Begin by reading in the data from github

In [None]:
import pandas as pd
import plotly.express as px

In [None]:
# read data back in from github
gd = pd.read_csv('https://raw.githubusercontent.com/IrrationalCapital/DeepFin/main/glassdoor_DeepFin_sample.csv')

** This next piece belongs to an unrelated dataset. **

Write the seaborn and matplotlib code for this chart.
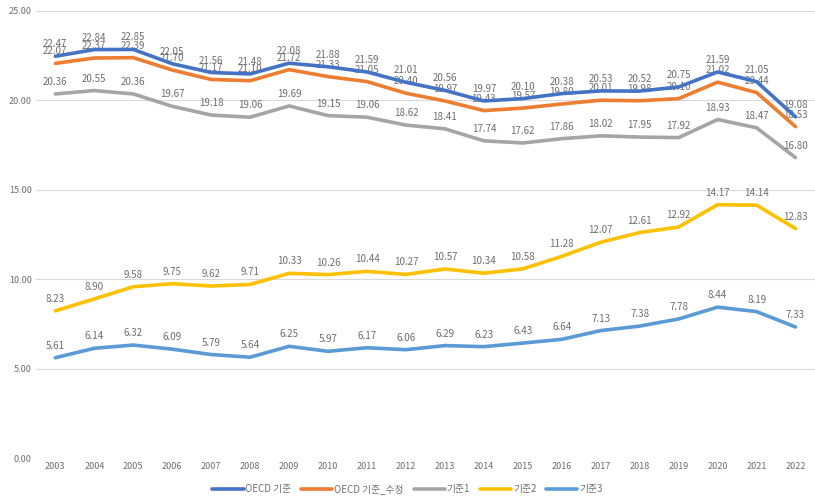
import pandas as pd
import matplotlib.pyplot as plt
import seaborn as sns

years = list(range(2003, 2023))

oecd = [22.47, 22.84, 22.85, 22.05, 21.56, 21.48, 22.08, 21.88, 21.59, 21.01,
        20.56, 19.97, 20.10, 20.38, 20.53, 20.52, 20.75, 21.59, 21.05, 19.08]
oecd_fix = [22.07, 22.37, 22.39, 21.70, 21.17, 21.10, 21.72, 21.33, 21.05, 20.40,
            19.97, 19.43, 19.57, 19.80, 20.01, 19.98, 20.10, 21.02, 20.44, 18.53]
base1 = [20.36, 20.55, 20.36, 19.67, 19.18, 19.06, 19.69, 19.15, 19.06, 18.62,
         18.41, 17.74, 17.62, 17.86, 18.02, 17.95, 17.92, 18.93, 18.47, 16.80]
base2 = [8.23, 8.90, 9.58, 9.75, 9.62, 9.71, 10.33, 10.26, 10.44, 10.27,
         10.57, 10.34, 10.58, 11.28, 12.07, 12.61, 12.92, 14.17, 14.14, 12.83]
base3 = [5.61, 6.14, 6.32, 6.09, 5.79, 5.64, 6.25, 5.97, 6.17, 6.06,
         6.29, 6.23, 6.43, 6.64, 7.13, 7.38, 7.78, 8.44, 8.19, 7.33]

names = ['OECD 기준', 'OECD 기준_수정', '기준1', '기준2', '기준3']
series = [oecd, oecd_fix, base1, base2, base3]
colors = ['#4472C4', '#ED7D31', '#A5A5A5', '#FFC000', '#5B9BD5']

rows = []
for name, vals in zip(names, series):
    for i, (yr, v) in enumerate(zip(years, vals)):
        rows.append({'idx': i, 'year': yr, 'value': v, 'series': name})
df = pd.DataFrame(rows)

sns.set_style("white")
plt.rcParams['font.family'] = ['Noto Sans CJK KR', 'DejaVu Sans']

fig = plt.figure(figsize=(8.15, 4.99), dpi=100)
ax = fig.add_axes([0.044, 0.082, 0.956, 0.896])

sns.lineplot(data=df, x='idx', y='value', hue='series', hue_order=names,
             palette=colors, linewidth=2.6, ax=ax, legend=True)

# labels of the corrected OECD series sit under the blue line, as in the source
for name, vals in zip(names, series):
    z = 1.5 if name == 'OECD 기준_수정' else 3
    for i, v in enumerate(vals):
        ax.annotate(f'{v:.2f}', (i, v), xytext=(0, 5), textcoords='offset points',
                    ha='center', va='bottom', fontsize=7, color='#6E6E6E',
                    zorder=z)

ax.set_xlim(-0.5, len(years) - 0.5)
ax.set_ylim(0, 25)
ax.set_yticks([0, 5, 10, 15, 20, 25])
ax.set_yticklabels([f'{t:.2f}' for t in [0, 5, 10, 15, 20, 25]])
ax.set_xticks(range(len(years)))
ax.set_xticklabels([str(y) for y in years])
ax.tick_params(axis='both', labelsize=6.5, colors='#6E6E6E', length=0, pad=3)
ax.yaxis.grid(True, color='#D9D9D9', linewidth=0.8)
ax.set_axisbelow(True)
for s in ax.spines.values():
    s.set_visible(False)
ax.set_xlabel('')
ax.set_ylabel('')

handles, labels = ax.get_legend_handles_labels()
ax.get_legend().remove()
fig.legend(handles, labels, loc='center', bbox_to_anchor=(0.5, 0.02), ncol=5,
           frameon=False, fontsize=7, handlelength=3.2, handletextpad=0.2,
           columnspacing=1.0, labelcolor='#6E6E6E')

fig.savefig('out.png', dpi=100)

### Exploration of the Public Data

Basic EDA of the public data - similar to what we did with the private data.

In [None]:
# define Trade Year as Survey Year + 1 then get list of all columns
gd['TradeYear'] = gd['SurveyYear']+1
gd.columns

In [None]:
# look at an example row
pd.set_option('display.max_rows',75)
gd.sample(1,random_state = 34).T

In [None]:
rating_cols = gd.columns[gd.columns.str.match('Rating:')]
fig = px.bar(gd[rating_cols].count(), title = 'Number of Ratings Per Category',height = 400)
fig.update_layout(showlegend = False,xaxis_title=None,yaxis_title=None)
fig.show()

In [None]:
figdat3 = (gd.reset_index()
          .melt(value_vars = rating_cols)
          .rename(columns = {'value':'Rating','variable':'Total Responses'})
          .groupby('Rating')
          .count())
fig = px.bar(figdat3,y = 'Total Responses',title = 'Distribution of Glassdoor Ratings')
fig.update_layout(showlegend = False,xaxis_title=None)
fig.show()

In [None]:
figdat4 = (gd.melt(value_vars = rating_cols)
          .rename(columns = {'value':'Rating','variable':'Category'})
          .groupby(['Category','Rating'])
          .size()
          .rename('Total Responses')
          .to_frame()
          .reset_index())
fig = px.bar(figdat4,x = 'Rating',y = 'Total Responses',facet_col = 'Category',facet_col_wrap = 3,height = 500,
            title = 'Rating Distribution by Category')
fig.for_each_annotation(lambda a: a.update(text=a.text.split("=")[-1]))
fig.show()

In [None]:
plotdat = gd[sorted(rating_cols)].dropna(axis = 0, how='all').dropna(axis = 1, how = 'all').corr()
for i,r in enumerate(plotdat.index):
    for j,c in enumerate(plotdat.columns):
        if i < j:
            plotdat.loc[r,c] = None

px.imshow(plotdat
          ,height = 800,color_continuous_scale='Portland'
          ,title = 'Correlation Between Ratings')

### Incorporate Returns

Next we'll bring in the return stream for the public data and test a naive strategy based on this data. 

In [None]:
# read data back in from github
ret = pd.read_csv('https://raw.githubusercontent.com/IrrationalCapital/DeepFin/main/glassdoor_DeepFin_returns.csv')
ret.head(10)

In [None]:
def run_strategy(ret, top_asset_ids):
  ret['strat'] = 'Bottom Half'
  ret.loc[ret.AssetID.isin(top_asset_ids),'strat'] = 'Top Half'
  ret1 = ret.groupby(['strat','Date'])['Close'].sum().reset_index().sort_values('Date')
  ret1['DayChange'] = (ret1.groupby('strat')['Close'].pct_change() + 1).fillna(1)
  ret1['Return'] = (ret1.groupby('strat')['DayChange'].cumprod())-1

  return ret1

In [None]:
gdm = gd.melt(id_vars = ['AssetID'], value_vars = gd.columns[gd.columns.str.match('Rating')])
ar = gdm.groupby(['AssetID'])['value'].agg(['mean'])
ar['rank'] = ar['mean'].rank(ascending = False,pct = True)
ar = ar.reset_index()
ro_top = ar.loc[ar['rank'] < .5,'AssetID']

In [None]:
strat1 = run_strategy(ret,ro_top)
strat1 = strat1.rename(columns = {'strat':'Mean Overall Rating'})
fig = px.line(strat1,x='Date',y='Return',color = 'Mean Overall Rating'
              ,title = 'Performance of Top Half vs Bottom Half by Overall Rating')
fig.update_layout(yaxis_tickformat=',.0%',xaxis_title=None
                  ,legend={'orientation':"h",'yanchor':"bottom", 'y':-.35, 'xanchor':'center', 'x':.5})